O título (“Salvar a Europa de si própria”) é pujante, mas depois de lido o texto, a pujança dá lugar à pungência.
A febre dos grandiosos manifestos políticos voltou a atacar. Desta feita, os signatários da iniciativa propõem-se “Salvar a Europa de si própria”. O manifesto foi publicado na passada 2ª feira, em vários jornais europeus, pelo célebre economista Thomas Piketty e entre os seus signatários conta-se pelo menos um português: Pedro Bacelar de Vasconcelos. O título (“Salvar a Europa de si própria”) é pujante, mas depois de lido o texto – eu li a versão disponível no The Guardian – a pujança dá lugar à pungência. E se alguém tem de salvar alguém, é a Europa que tem de se salvar deste manifesto e não o contrário.
A proposta de Piketty e companhia tem duas vertentes. A primeira é política. A segunda é orçamental. A primeira promete centralização e a segunda progressividade. A agenda que perpassa o manifesto é uma agenda de desenvolvimento social que os signatários entendem faltar à Europa. Por outras palavras, os signatários pretendem reforçar a justiça social do projecto europeu. Para tal, propõem uma nova assembleia europeia que seria constituída na sua maioria (80%) por deputados eleitos nas legislativas de cada país e de forma minoritária (20%) pelos deputados europeus eleitos nas europeias propriamente ditas. Desta forma, as eleições nacionais transformar-se-iam, de facto, em eleições europeias, eliminando a divisão entre política local e transacional que, frequentemente, constitui um pretexto para a desculpabilização e desresponsabilização dos políticos locais. A nova assembleia europeia seria dotada de um orçamento próprio equivalente a 4% do PIB da União Europeia – cerca de 4 vezes o orçamento actual.

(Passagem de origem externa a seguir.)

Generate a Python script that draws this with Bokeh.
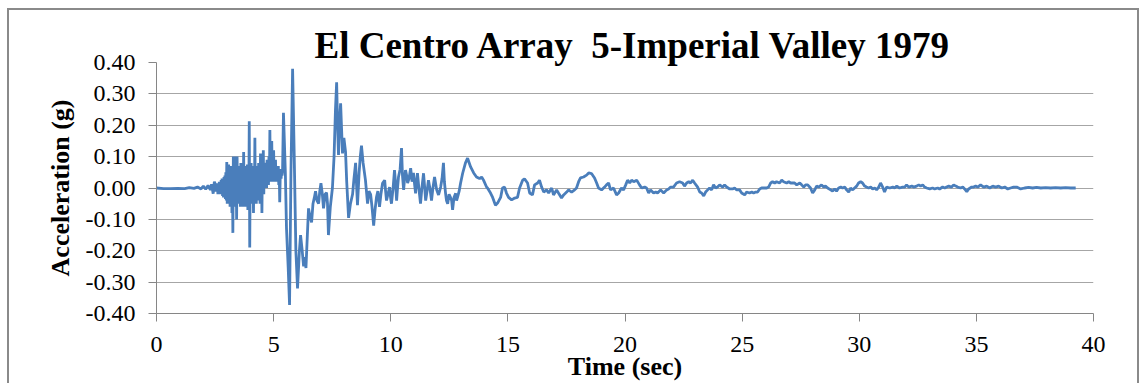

Ora, quando analisamos este tipo de manifesto, é sempre importante distinguir entre os propósitos abstractos e as propostas metodológicas. Por outras palavras, não pretendo diminuir nem pretendo desvalorizar a genuína preocupação (e consternação) que alguns signatários parecem sentir com o actual estado de coisas na Europa. O ponto não é esse. O ponto deste artigo é outro; é a minha convicção de que o caminho proposto pelos signatários, em vez de desagravar o problema, apenas contribuiria para o agravar.
Primeiro, a questão da centralização política. Sobre isto, numa altura em que cada vez mais se questiona a centralização de poderes nas instituições europeias, não consigo compreender como é que uma maior concentração de poder em Bruxelas poderá contribuir para a legitimação do mesmo. O mecanismo electivo proposto, que procura transferir a representatividade do palco nacional para o palco transnacional, é apenas um simulacro de representatividade e levaria à perda de eficácia da acção política dos eleitos.
Como poderiam os deputados tratar de assuntos locais e transnacionais ao mesmo tempo? Acabariam por não tratar nem de uns nem de outros; a desresponsabilização seria total. Os signatários falam de “co-governança”, como forma de articular os interesses locais e os da união. Porém, parece-me uma abordagem ingénua, sobretudo quando se lhe junta a dimensão orçamental dos novos recursos que esta nova assembleia comandaria.
Segundo, sobre os recursos, o manifesto propõe quadruplicar os recursos actuais da União Europeia. Estes recursos seriam obtidos através de impostos sobre rendimento, propriedade e consumo energético. No caso da tributação sobre o rendimento, seria agravada a progressividade fiscal sobre os indivíduos e seria introduzida progressividade sobre as empresas. No caso da propriedade, seria agravado o confisco acima de determinado nível patrimonial. Por fim, seria também reforçada a taxação das emissões de carbono.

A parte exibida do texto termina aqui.